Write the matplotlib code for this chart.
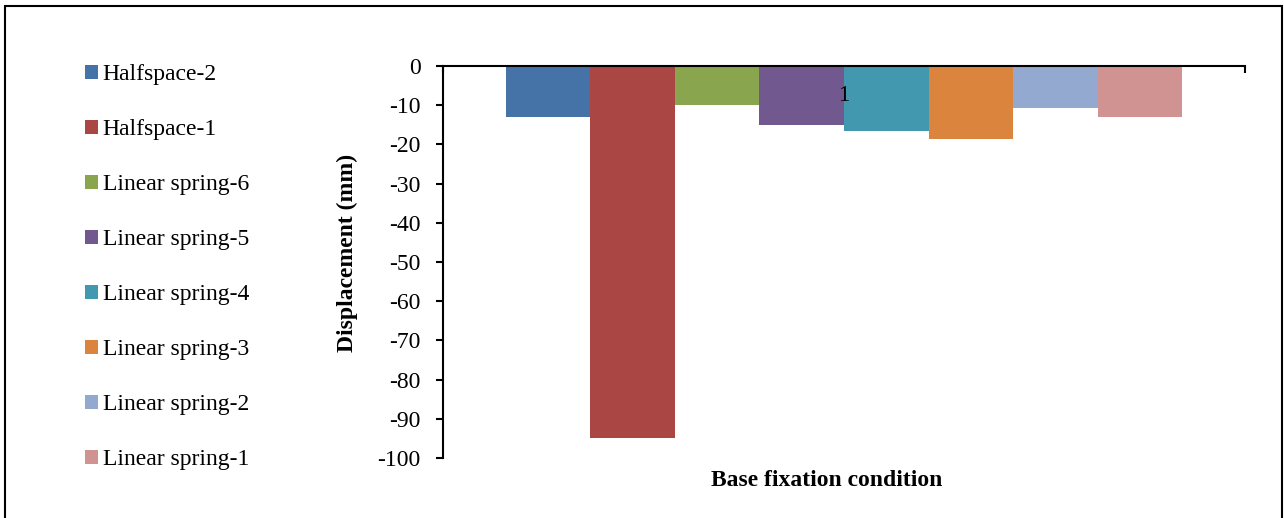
import matplotlib
matplotlib.use("Agg")
import matplotlib.pyplot as plt
from matplotlib.patches import Rectangle, Patch

plt.rcParams['font.family'] = ['Liberation Serif', 'DejaVu Serif']

# data
series = ['Halfspace-2', 'Halfspace-1', 'Linear spring-6', 'Linear spring-5',
          'Linear spring-4', 'Linear spring-3', 'Linear spring-2', 'Linear spring-1']
displacement = [-13, -95, -10, -15, -16.5, -18.5, -10.7, -13]
category = '1'
yticks = [0, -10, -20, -30, -40, -50, -60, -70, -80, -90, -100]
colors = ['#4572A7', '#AA4643', '#89A54E', '#71588F',
          '#4198AF', '#DB843D', '#93A9CF', '#D19392']

fig = plt.figure(figsize=(12.84, 5.18), dpi=100)
ax = fig.add_axes([443 / 1284, 1 - 458 / 518, 802 / 1284, 392 / 518])

n = len(series)
group = 0.844
w = group / n
for i, (name, val) in enumerate(zip(series, displacement)):
    ax.bar(0.5 + (i - (n - 1) / 2) * w, val, width=w, color=colors[i],
           label=name, zorder=2)

ax.set_xlim(0, 1)
ax.set_ylim(-100, 0)
ax.set_yticks(yticks)
ax.set_yticklabels([str(t) for t in yticks])
ax.tick_params(axis='y', direction='out', length=5, width=1.5,
               labelsize=17, pad=11)
ax.set_xticks([0, 1])
ax.set_xticklabels([])
ax.tick_params(axis='x', bottom=False, top=True, direction='in',
               length=5, width=1.5)

for s in ['right', 'bottom']:
    ax.spines[s].set_visible(False)
for s in ['left', 'top']:
    ax.spines[s].set_linewidth(1.5)
    ax.spines[s].set_zorder(3)

# category label sits just under the axis line, over the bars
ax.text(0.5, -7.5, category, ha='center', va='center', fontsize=16.5, zorder=4)

ax.set_ylabel('Displacement (mm)', fontsize=17, fontweight='bold')
ax.yaxis.set_label_coords(-0.106, 0.523)
fig.text(827 / 1284, 1 - 480 / 518, 'Base fixation condition',
         ha='center', va='center', fontsize=17, fontweight='bold')

handles = [Patch(facecolor=c, edgecolor='none') for c in colors]
fig.legend(handles, series, loc='upper left',
           bbox_to_anchor=(85 / 1284, 1 - 64 / 518), frameon=False,
           fontsize=17, handlelength=0.55, handleheight=0.55,
           handletextpad=0.2, labelspacing=1.44, borderpad=0,
           borderaxespad=0)

# outer chart border
fig.patches.append(Rectangle((5 / 1284, -0.02), 1277 / 1284, 1.02 - 6 / 518,
                             transform=fig.transFigure, fill=False,
                             edgecolor='black', linewidth=1.5))

fig.savefig('out.png', dpi=100)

----------------------------------------

The problem: Give back exactly the lines from the first line of the data through the line with "label=name, zorder=2)", pictures excluded.

Exercise solution:
Write the matplotlib code for this chart.
import matplotlib
matplotlib.use("Agg")
import matplotlib.pyplot as plt
from matplotlib.patches import Rectangle, Patch

plt.rcParams['font.family'] = ['Liberation Serif', 'DejaVu Serif']

# data
series = ['Halfspace-2', 'Halfspace-1', 'Linear spring-6', 'Linear spring-5',
          'Linear spring-4', 'Linear spring-3', 'Linear spring-2', 'Linear spring-1']
displacement = [-13, -95, -10, -15, -16.5, -18.5, -10.7, -13]
category = '1'
yticks = [0, -10, -20, -30, -40, -50, -60, -70, -80, -90, -100]
colors = ['#4572A7', '#AA4643', '#89A54E', '#71588F',
          '#4198AF', '#DB843D', '#93A9CF', '#D19392']

fig = plt.figure(figsize=(12.84, 5.18), dpi=100)
ax = fig.add_axes([443 / 1284, 1 - 458 / 518, 802 / 1284, 392 / 518])

n = len(series)
group = 0.844
w = group / n
for i, (name, val) in enumerate(zip(series, displacement)):
    ax.bar(0.5 + (i - (n - 1) / 2) * w, val, width=w, color=colors[i],
           label=name, zorder=2)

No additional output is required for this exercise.